Diary

Sean Gullette,

       I wake up scowling. Ever since my narrow escape from the “content provider” business in 1996 when my magazine, KGB, folded, the world of New Media has evoked a vague nausea. Today I am scheduled to spend eight hours in the overlighted circus tent that is Silicon Alley.
       The Rising Tide Summit, organized by Gordon Gould and the staff of the Silicon Alley Reporter, is one of those $500, daylong, new technology thinking, outside the box convocations. Pi Producer Eric Watson and I are supposed to go together, but he has to stay On the Phone to L.A., so I head uptown on the C train. When I get there the second session is in progress, and I go upstairs to the Networking Lounge and watch it on closed-circuit TV. I will be the last speaker of the day.
       The first guy is some “let’s fiber optic wire the public schools” suit on the Lucent Technologies payroll who has eight young black girls onstage with him, apparently as visual aids. He points at them and says: “These are your future employees. These are your consumers. And they don’t know what the Internet is.” He calls their program “strategic philanthropy.”

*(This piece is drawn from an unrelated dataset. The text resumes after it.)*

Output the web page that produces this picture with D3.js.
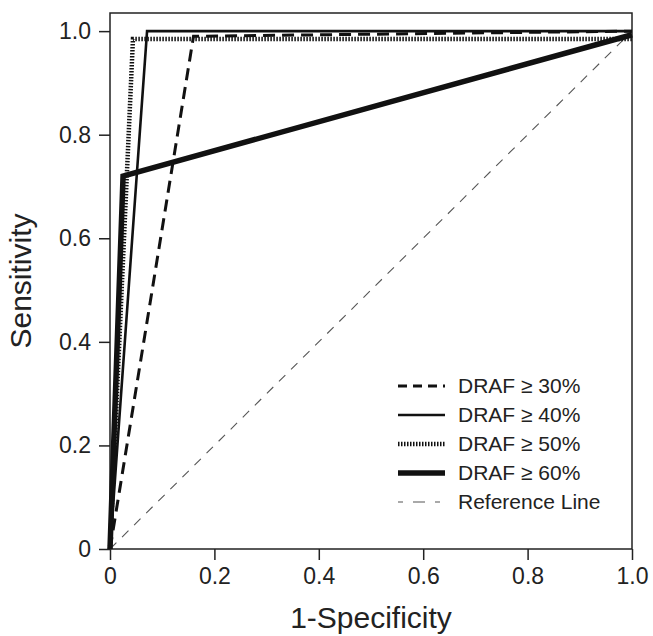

       For contrast, we have a baby boomer pot head “Techno Realist” whose presentation mimics Dylan’s famous “Subterranean Homesick Blues” video, with an assistant dropping a series of big handwritten cards that say wacky shit such as “Under Ground Node” and “What Network?”

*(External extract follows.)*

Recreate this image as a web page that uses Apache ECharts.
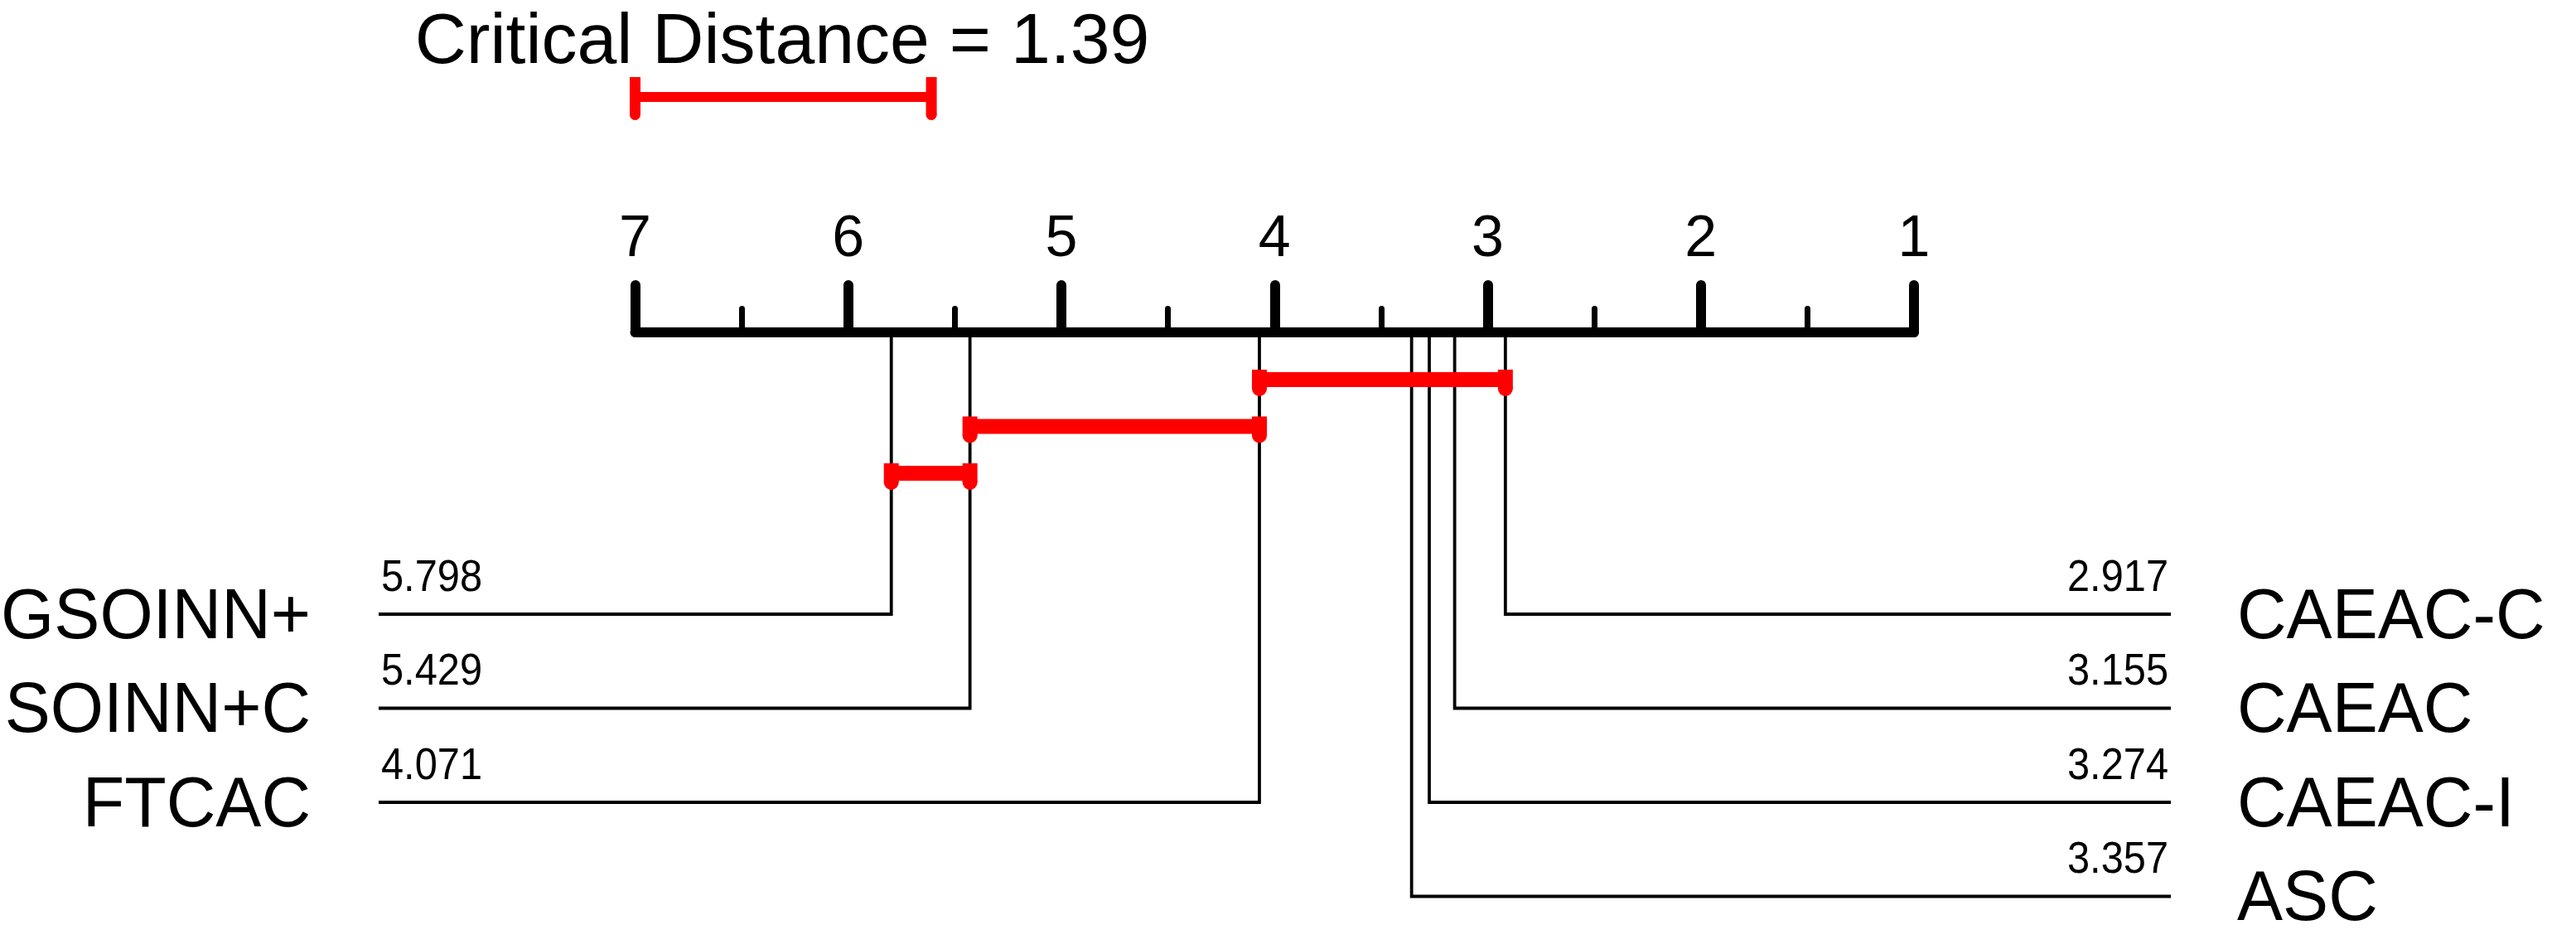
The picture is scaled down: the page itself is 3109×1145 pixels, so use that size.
<!DOCTYPE html>
<html>
<head>
<meta charset="utf-8">
<script src="https://cdn.jsdelivr.net/npm/echarts@6/dist/echarts.min.js"></script>
<style>
  html, body { margin: 0; padding: 0; background: #fff; }
  #main { width: 3109px; height: 1145px; }
</style>
</head>
<body>
<div id="main"></div>
<script>
// average ranks, worse ones on the left side
var leftNames = ['GSOINN+', 'SOINN+C', 'FTCAC'];
var leftRanks = [5.798, 5.429, 4.071];
var rightNames = ['CAEAC-C', 'CAEAC', 'CAEAC-I', 'ASC'];
var rightRanks = [2.917, 3.155, 3.274, 3.357];
// groups that are not significantly different
var cliqueFrom = [4.071, 5.429, 5.798];
var cliqueTo = [2.917, 4.071, 5.429];
var criticalDistance = 1.39;
var rankTicks = [1, 2, 3, 4, 5, 6, 7];

// layout (pixels)
var W = 3109, H = 1145;
var axisY = 401, axisLeft = 766.5, axisRight = 2310;
var rowY0 = 741, rowStep = 113.5;
var barY0 = 458, barStep = 56.5, barH = 18, markW = 18;
var leftEnd = 457, rightEnd = 2620;
var leftNameX = 375, rightNameX = 2700;
var FONT = '"Liberation Sans", Arial, sans-serif';

var methodData = [];
leftNames.forEach(function (n, i) { methodData.push([leftRanks[i], i, 0, n]); });
rightNames.forEach(function (n, i) { methodData.push([rightRanks[i], i, 1, n]); });

var cliqueData = cliqueFrom.map(function (a, i) { return [a, cliqueTo[i], i]; });

function renderMethod(params, api) {
  var rank = api.value(0), row = api.value(1), side = api.value(2);
  var name = methodData[params.dataIndex][3];
  var y = rowY0 + row * rowStep;
  var p = api.coord([rank, y]);
  var endX = side === 0 ? leftEnd : rightEnd;
  return {
    type: 'group',
    children: [
      {
        type: 'polyline',
        shape: { points: [[p[0], axisY + 4], [p[0], p[1]], [endX, p[1]]] },
        style: { stroke: '#000', lineWidth: 3.8, fill: null, lineJoin: 'miter' }
      },
      {
        type: 'text',
        x: side === 0 ? leftEnd + 3 : rightEnd - 3,
        y: p[1] - 43,
        scaleX: 0.92,
        style: {
          text: rank.toFixed(3), fill: '#000', font: '53px ' + FONT,
          align: side === 0 ? 'left' : 'right', verticalAlign: 'middle'
        }
      },
      {
        type: 'text',
        x: side === 0 ? leftNameX : rightNameX,
        y: p[1] + 5,
        scaleX: 0.96,
        style: {
          text: name, fill: '#000', font: '86px ' + FONT,
          align: side === 0 ? 'right' : 'left', verticalAlign: 'middle'
        }
      }
    ]
  };
}

function marker(x, top, bottom, w) {
  return [
    { type: 'rect', shape: { x: x - w / 2, y: top, width: w, height: bottom - top }, style: { fill: '#ff0000' } },
    { type: 'circle', shape: { cx: x, cy: bottom, r: w / 2 }, style: { fill: '#ff0000' } }
  ];
}

function renderClique(params, api) {
  var y = barY0 + api.value(2) * barStep;
  var a = api.coord([api.value(0), y]);
  var b = api.coord([api.value(1), y]);
  var top = y - barH / 2, bottom = y + barH / 2;
  var kids = [
    { type: 'rect', shape: { x: Math.min(a[0], b[0]), y: top, width: Math.abs(b[0] - a[0]), height: barH }, style: { fill: '#ff0000' } }
  ];
  kids = kids.concat(marker(a[0], top - 3, bottom + 2, markW), marker(b[0], top - 3, bottom + 2, markW));
  return { type: 'group', children: kids };
}

function renderCD(params, api) {
  var y = 117;
  var a = api.coord([api.value(0), y]);
  var b = api.coord([api.value(1), y]);
  var kids = [
    { type: 'rect', shape: { x: a[0], y: y - 6, width: b[0] - a[0], height: 12 }, style: { fill: '#ff0000' } }
  ];
  kids = kids.concat(marker(a[0], 93, 138.5, 13), marker(b[0], 93, 138.5, 13));
  return { type: 'group', children: kids };
}

var chart = echarts.init(document.getElementById('main'), null, { renderer: 'canvas' });
chart.setOption({
  backgroundColor: '#fff',
  animation: false,
  graphic: [{
    type: 'text', x: 944, y: 52,
    style: {
      text: 'Critical Distance = ' + criticalDistance, fill: '#000', font: '86px ' + FONT,
      align: 'center', verticalAlign: 'middle'
    }
  }],
  grid: [
    { left: axisLeft, right: W - axisRight, top: axisY, height: 1 },
    { left: axisLeft, right: W - axisRight, top: 0, bottom: 0 }
  ],
  xAxis: [{
    type: 'value', gridIndex: 0, position: 'top', inverse: true,
    min: rankTicks[0], max: rankTicks[rankTicks.length - 1], interval: 1,
    axisLine: { show: true, onZero: false, lineStyle: { color: '#000', width: 12, cap: 'round' } },
    axisTick: { show: true, inside: false, length: 57, lineStyle: { color: '#000', width: 12, cap: 'round' } },
    minorTick: { show: true, splitNumber: 2, length: 28.5, lineStyle: { color: '#000', width: 7, cap: 'round' } },
    axisLabel: {
      show: true, margin: 76, color: '#000', fontSize: 70, fontFamily: FONT,
      formatter: function (v) { return rankTicks.indexOf(v) >= 0 ? String(v) : ''; }
    },
    splitLine: { show: false }
  }, {
    type: 'value', gridIndex: 1, inverse: true,
    min: rankTicks[0], max: rankTicks[rankTicks.length - 1], show: false
  }],
  yAxis: [
    { type: 'value', gridIndex: 0, show: false },
    { type: 'value', gridIndex: 1, min: 0, max: H, inverse: true, show: false }
  ],
  series: [
    { type: 'custom', xAxisIndex: 1, yAxisIndex: 1, renderItem: renderMethod, data: methodData, z: 2 },
    { type: 'custom', xAxisIndex: 1, yAxisIndex: 1, renderItem: renderClique, data: cliqueData, z: 3 },
    { type: 'custom', xAxisIndex: 1, yAxisIndex: 1, renderItem: renderCD, data: [[rankTicks[rankTicks.length - 1], rankTicks[rankTicks.length - 1] - criticalDistance]], z: 3 }
  ]
});
</script>
</body>
</html>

       There is a break for sushi and espresso. We schmooze. After years of editing and publishing KGB, a pop culture magazine in New York City, I see a lot of familiar faces. This is a core audience for Pi, and many of them have seen it. I enjoy some moments of celebrity.

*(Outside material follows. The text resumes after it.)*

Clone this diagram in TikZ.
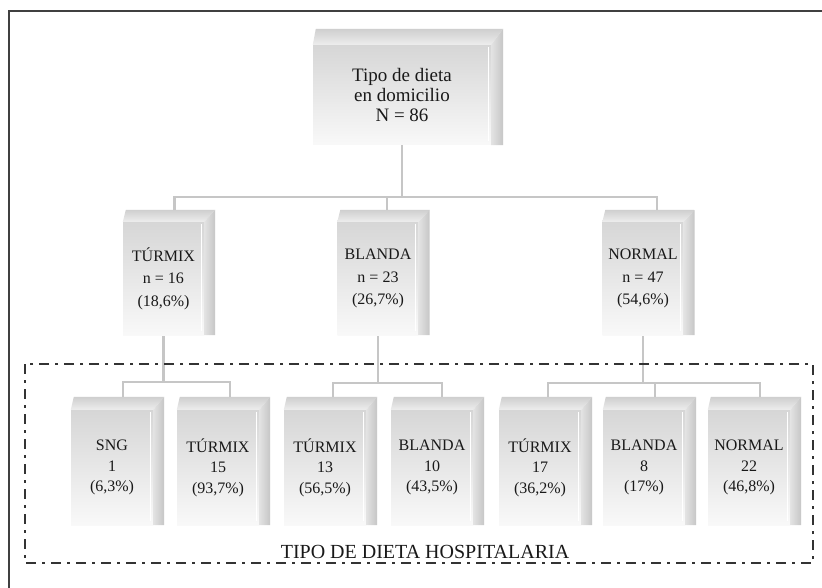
\documentclass[tikz,border=0pt]{standalone}
\usepackage{fontspec}
\setmainfont{Liberation Serif}
\pgfdeclarelayer{back}
\pgfdeclarelayer{bg}
\pgfsetlayers{back,bg,main}
\newcommand{\boxbevel}[3]{%
  \shade[top color=gray!38, bottom color=gray!14]
    (#1.north west) -- ([xshift=3pt,yshift=#2]#1.north west) -- ([xshift=#3,yshift=#2]#1.north east) -- (#1.north east) -- cycle;
  \shade[left color=gray!22, right color=gray!45]
    (#1.north east) -- ([xshift=#3,yshift=#2]#1.north east) -- ([xshift=#3]#1.south east) -- (#1.south east) -- cycle;
  \draw[white, line width=0.8pt] ([xshift=-3pt,yshift=-2pt]#1.north east) -- ([xshift=-3pt,yshift=4pt]#1.south east);
}
\begin{document}
\begin{tikzpicture}[x=1pt,y=-1pt,
  face/.style={rectangle, inner sep=0pt, top color=gray!32, bottom color=gray!5, align=center, text=black!90, font=\fontsize{16}{20.5}\selectfont},
  facemid/.style={face, font=\fontsize{16}{22.5}\selectfont},
  facetop/.style={face, font=\fontsize{19}{20}\selectfont},
  conn/.style={draw=gray!45, line width=2.6pt},
  frame/.style={draw=black!80, line width=2.4pt, dash pattern=on 10pt off 6pt on 3pt off 6pt},
  lbl/.style={text=black!90, font=\fontsize{20}{22}\selectfont, inner sep=0pt}
]
\begin{pgfonlayer}{back}
\fill[white] (0,0) rectangle (822,588);
\end{pgfonlayer}
\useasboundingbox (0,0) rectangle (822,588);
\draw[black!75, line width=1.6pt] (822,11) -- (9,11) -- (9,588);

% top
\node[facetop, minimum width=178pt, minimum height=100pt] (top) at (402,95) {Tipo de dieta\\en domicilio\\N = 86};
\boxbevel{top}{16pt}{12pt}

% second row
\node[facemid, minimum width=81pt, minimum height=113pt] (t1) at (163.5,278.5) {TÚRMIX\\n = 16\\(18,6\%)};
\node[facemid, minimum width=81pt, minimum height=113pt] (t2) at (378,278.5) {BLANDA\\n = 23\\(26,7\%)};
\node[facemid, minimum width=81pt, minimum height=113pt] (t3) at (643,278.5) {NORMAL\\n = 47\\(54,6\%)};
\boxbevel{t1}{12pt}{11pt}
\boxbevel{t2}{12pt}{11pt}
\boxbevel{t3}{12pt}{11pt}

% bottom row
\node[face, minimum width=82pt, minimum height=115pt] (b1) at (112,467.5) {SNG\\1\\(6,3\%)};
\node[face, minimum width=82pt, minimum height=115pt] (b2) at (218,467.5) {TÚRMIX\\15\\(93,7\%)};
\node[face, minimum width=82pt, minimum height=115pt] (b3) at (325,467.5) {TÚRMIX\\13\\(56,5\%)};
\node[face, minimum width=82pt, minimum height=115pt] (b4) at (432,467.5) {BLANDA\\10\\(43,5\%)};
\node[face, minimum width=82pt, minimum height=115pt] (b5) at (540,467.5) {TÚRMIX\\17\\(36,2\%)};
\node[face, minimum width=82pt, minimum height=115pt] (b6) at (644,467.5) {BLANDA\\8\\(17\%)};
\node[face, minimum width=82pt, minimum height=115pt] (b7) at (749,467.5) {NORMAL\\22\\(46,8\%)};
\foreach \n in {b1,b2,b3,b4,b5,b6,b7}{\boxbevel{\n}{13pt}{11pt}}

% connectors
\coordinate (j0) at (402,197);
\coordinate (j1) at (0,382);
\coordinate (j2) at (0,383);
\coordinate (j3) at (0,383);
\begin{pgfonlayer}{bg}
\draw[conn] (top.south) -- (j0);
\draw[conn] (j0) -| ([xshift=11pt,yshift=12pt]t1.north);
\draw[conn] (j0) -| ([xshift=9pt,yshift=12pt]t2.north);
\draw[conn] (j0) -| ([xshift=14pt,yshift=12pt]t3.north);
\draw[conn] (t1.south) -- (t1.south |- j1);
\draw[conn] ([xshift=11pt,yshift=13pt]b1.north) |- (t1.south |- j1) -| ([xshift=12pt,yshift=13pt]b2.north);
\draw[conn] (t2.south) -- (t2.south |- j2);
\draw[conn] ([xshift=8pt,yshift=13pt]b3.north) |- (t2.south |- j2) -| ([xshift=10pt,yshift=13pt]b4.north);
\draw[conn] (t3.south) -- (t3.south |- j3);
\draw[conn] ([xshift=8pt,yshift=13pt]b5.north) |- (t3.south |- j3) -| ([xshift=11pt,yshift=13pt]b7.north);
\draw[conn] (t3.south |- j3) -| ([xshift=11pt,yshift=13pt]b6.north);
\end{pgfonlayer}

% frame
\draw[frame] (25,364) rectangle (813,563);
\node[lbl] (hosp) at (425,552) {TIPO DE DIETA HOSPITALARIA};
\end{tikzpicture}
\end{document}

       After the break is the guy I came to see: Noel Godin, the avuncular, chubby Frenchman who, since 1969, has chaired a seriocomic guerrilla group that throws pies at celebrities, artists, and political figures they believe are dégoûtant or nincompoops. They got Bill Gates in Belgium recently with an attack team of 30 people. Godin gesticulates, makes that “Hein?” face, and sticks close to his stage-Gallic propaganDa-Da script, even when Douglas Rushkoff asks him whether he knew Gates (“le maître du monde, le pire“) was on a PR campaign to “humanize” himself in the public eye at the time they pie’d him, and that many Americans speculated that Godin and company were on the MicroSatan payroll. Godin is annoying but sort of cool anyway.
       In the midst of this circus appears Clea Koff, an intense young forensic pathologist who exhumes mass graves in Rwanda and will present sophisticated digital renderings of the sites, and victim databases, to prosecutors in the upcoming war crimes tribunal. A dead serious electronic act of witness; it’s more than this crowd of profit-driven wonks, entrepreneurs, and rich guys can process.
       The show must go on. A biologist explains the human genome project, and reliably hip postmodernist-to-the-digerati Doug Rushkoff says persuasively that futurists suck. Robert Thurman–Buddhist, pal of H.H. the D.L., dad of Uma–no-shows.
       A businessman comes up so boring that he exerts a kind of dull fascination. Some time after, I’m on deck. I look for Eric, but he’s nowhere in sight. A guy who builds deep simulation models of consumer behavior in retail environments wraps up.
       I walk up onstage and bomb a pie/Pi joke. I look around. The circus audience stares back at me with sullen, heavy-lidded, dangerous eyes. They are 404’d, OD’d on data smog, their disk caches are full, they’re short-attention-spanned. This is a delicate moment, like being surrounded by wolves. In a steady voice, I begin to talk about 10 years of hating the masturbatory, greedy false promises of “a new media revolution” and being bored by the stupid shopping mall the Internet has become; I challenge them all to stop and think and do something with their respective technologies beyond bequeathing their children another J.G. Ballard “marriage of reason and nightmare” like Nuclear Power, the Automobile, and Television have done; I warn them that their Rising Tide will lift some and drown others; I rant; I’m, like, an asshole. And of course, they love it.